Upper Confidence Bounds for Combining Stochastic Bandits

We provide a simple method to combine stochastic bandit algorithms. Our approach is based on a "meta-UCB" procedure that treats each of $N$ individual bandit algorithms as arms in a higher-level $N$-armed bandit problem that we solve with a variant of the classic UCB algorithm. Our final regret depends only on the regret of the base algorithm with the best regret in hindsight. This approach provides an easy and intuitive alternative strategy to the CORRAL algorithm for adversarial bandits, without requiring the stability conditions imposed by CORRAL on the base algorithms. Our results match lower bounds in several settings, and we provide empirical validation of our algorithm on misspecified linear bandit and model selection problems.

Online Linear Optimization with Many Hints

We study an online linear optimization (OLO) problem in which the learner is provided access to $K$ "hint" vectors in each round prior to making a decision. In this setting, we devise an algorithm that obtains logarithmic regret whenever there exists a convex combination of the $K$ hints that has positive correlation with the cost vectors. This significantly extends prior work that considered only the case $K=1$. To accomplish this, we develop a way to combine many arbitrary OLO algorithms to obtain regret only a logarithmically worse factor than the minimum regret of the original algorithms in hindsight; this result is of independent interest.

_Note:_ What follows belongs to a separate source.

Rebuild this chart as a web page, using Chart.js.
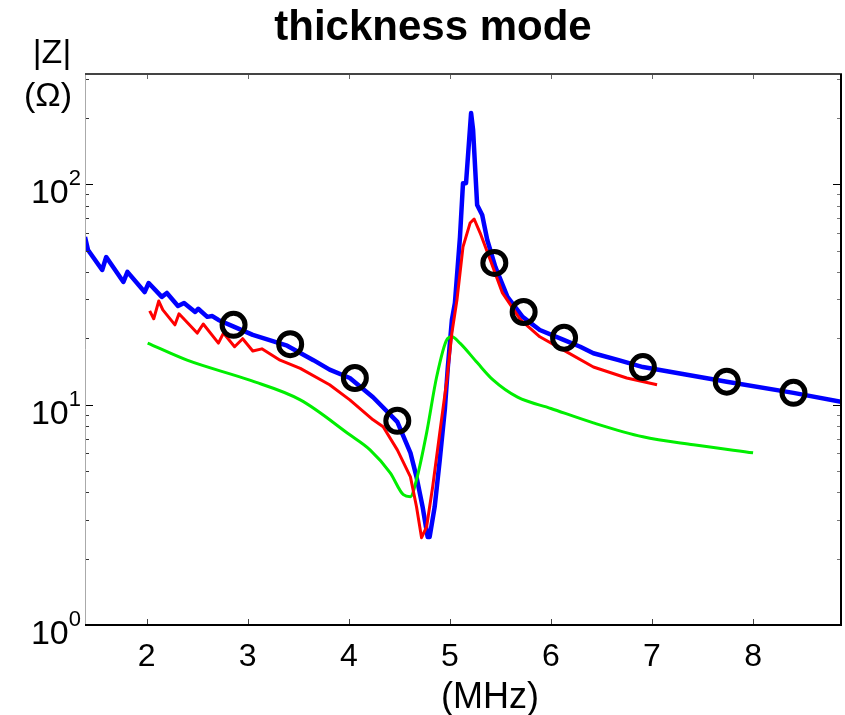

Online Learning with Imperfect Hints

We consider a variant of the classical online linear optimization problem in which at every step, the online player receives a "hint" vector before choosing the action for that round. Rather surprisingly, it was shown that if the hint vector is guaranteed to have a positive correlation with the cost vector, then the online player can achieve a regret of $O(\log T)$, thus significantly improving over the $O(\sqrt{T})$ regret in the general setting. However, the result and analysis require the correlation property at \emph{all} time steps, thus raising the natural question: can we design online learning algorithms that are resilient to bad hints? In this paper we develop algorithms and nearly matching lower bounds for online learning with imperfect directional hints. Our algorithms are oblivious to the quality of the hints, and the regret bounds interpolate between the always-correlated hints case and the no-hints case. Our results also generalize, simplify, and improve upon previous results on optimistic regret bounds, which can be viewed as an additive version of hints.

On Correcting Inputs: Inverse Optimization for Online Structured Prediction

Algorithm designers typically assume that the input data is correct, and then proceed to find "optimal" or "sub-optimal" solutions using this input data. However this assumption of correct data does not always hold in practice, especially in the context of online learning systems where the objective is to learn appropriate feature weights given some training samples. Such scenarios necessitate the study of inverse optimization problems where one is given an input instance as well as a desired output and the task is to adjust the input data so that the given output is indeed optimal. Motivated by learning structured prediction models, in this paper we consider inverse optimization with a margin, i.e., we require the given output to be better than all other feasible outputs by a desired margin. We consider such inverse optimization problems for maximum weight matroid basis, matroid intersection, perfect matchings, minimum cost maximum flows, and shortest paths and derive the first known results for such problems with a non-zero margin. The effectiveness of these algorithmic approaches to online learning for structured prediction is also discussed.